The Butcher’s House Slow Cooked Ox Cheeks
Ox cheeks – and beef cheeks – are amazing cuts of meat. When slow cooked, the become incredibly tender and melt in the mouth. Although the weather is warming up outside, the evenings are still cool enough to enjoy this delicious meal. This recipe easily feeds a family of four, with leftovers for another day.

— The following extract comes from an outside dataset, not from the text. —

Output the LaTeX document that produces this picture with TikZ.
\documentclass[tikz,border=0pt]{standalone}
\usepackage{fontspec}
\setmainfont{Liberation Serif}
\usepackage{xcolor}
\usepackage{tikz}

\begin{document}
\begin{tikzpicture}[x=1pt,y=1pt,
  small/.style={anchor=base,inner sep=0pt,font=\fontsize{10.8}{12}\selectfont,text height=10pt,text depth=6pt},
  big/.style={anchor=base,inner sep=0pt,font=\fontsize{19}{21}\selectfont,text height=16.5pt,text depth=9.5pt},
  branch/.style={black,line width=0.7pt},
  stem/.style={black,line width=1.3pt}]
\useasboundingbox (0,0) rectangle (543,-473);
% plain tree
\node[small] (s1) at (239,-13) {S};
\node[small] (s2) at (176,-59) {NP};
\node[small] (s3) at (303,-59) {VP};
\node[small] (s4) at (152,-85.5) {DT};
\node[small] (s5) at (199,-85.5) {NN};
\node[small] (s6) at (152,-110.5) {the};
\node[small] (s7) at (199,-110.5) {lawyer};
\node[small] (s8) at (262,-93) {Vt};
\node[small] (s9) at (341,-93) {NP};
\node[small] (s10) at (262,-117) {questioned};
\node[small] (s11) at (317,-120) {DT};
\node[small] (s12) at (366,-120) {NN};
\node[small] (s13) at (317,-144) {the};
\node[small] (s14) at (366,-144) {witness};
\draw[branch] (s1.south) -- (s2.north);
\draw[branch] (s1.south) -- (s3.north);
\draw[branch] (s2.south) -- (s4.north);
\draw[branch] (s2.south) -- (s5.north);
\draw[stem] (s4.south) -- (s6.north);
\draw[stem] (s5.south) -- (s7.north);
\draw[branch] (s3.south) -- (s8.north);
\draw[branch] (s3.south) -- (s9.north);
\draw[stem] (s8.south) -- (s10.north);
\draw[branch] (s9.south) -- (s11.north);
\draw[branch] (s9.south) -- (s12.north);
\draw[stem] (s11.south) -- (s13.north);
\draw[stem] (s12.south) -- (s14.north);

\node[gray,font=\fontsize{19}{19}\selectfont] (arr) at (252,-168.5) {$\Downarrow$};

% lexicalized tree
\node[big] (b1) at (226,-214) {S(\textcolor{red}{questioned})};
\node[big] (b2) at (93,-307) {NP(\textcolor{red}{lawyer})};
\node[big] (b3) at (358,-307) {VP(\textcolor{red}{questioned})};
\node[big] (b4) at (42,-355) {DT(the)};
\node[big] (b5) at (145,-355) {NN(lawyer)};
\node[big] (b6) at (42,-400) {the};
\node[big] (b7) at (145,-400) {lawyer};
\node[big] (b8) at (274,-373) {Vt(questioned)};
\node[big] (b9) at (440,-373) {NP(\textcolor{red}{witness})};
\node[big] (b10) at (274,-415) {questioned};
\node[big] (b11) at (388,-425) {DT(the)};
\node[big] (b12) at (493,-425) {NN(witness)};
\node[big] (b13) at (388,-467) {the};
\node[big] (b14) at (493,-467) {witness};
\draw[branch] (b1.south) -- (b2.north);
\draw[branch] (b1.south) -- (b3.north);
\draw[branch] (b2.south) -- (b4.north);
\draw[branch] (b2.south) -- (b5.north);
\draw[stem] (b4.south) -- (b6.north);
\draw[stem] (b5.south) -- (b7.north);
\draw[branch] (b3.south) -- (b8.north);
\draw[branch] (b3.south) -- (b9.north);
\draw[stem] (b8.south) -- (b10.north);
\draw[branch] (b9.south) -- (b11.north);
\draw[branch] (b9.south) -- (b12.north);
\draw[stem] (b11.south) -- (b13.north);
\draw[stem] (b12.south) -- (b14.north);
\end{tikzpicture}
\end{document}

4 ox cheeks – ask your butcher to remove as much fat as possible
Yare Valley rapeseed oil
3 shallots, quartered
3 or 4 bay leaves
2 celery stalks, chopped
2 large carrots, sliced
A generous helping of white peppercorns
Dried parsley & fresh thyme
500ml good red wine
A beef stock pot
Add a splash of Yare Valley rapeseed oil to a pan and add the ox cheeks to caramelise the outside. You want to ensure that any remaining fat is rendered as much as possible, and ensure that both the meat and fat have a good, rich colour to them. Again, do not worry if it catches a little as it all adds to the flavour!
Once you are happy with the meat, add the shallots, bay, celery, carrots and peppercorns and stir to cook out for a few minutes. Then add the red wine, the beef stock and the herbs, again stirring well. Top up with boiling water to cover.
Transfer to a slow cooker (the pans of some slow cookers can be used on the hob) and cook on high for eight hours.
The liquid will reduce down considerably during the cooking process, and the cheeks will become incredibly soft and tender.
You can serve this dish with whatever takes your fancy – wet polenta (polenta cooked with water, with parmesan and butter mixed through) would go well as would mash. We enjoyed this with a baked potato and cabbage and I have to say, the potato soaked up the gravy perfectly!
You can also cook this in a low oven at if you do not have a slow cooker.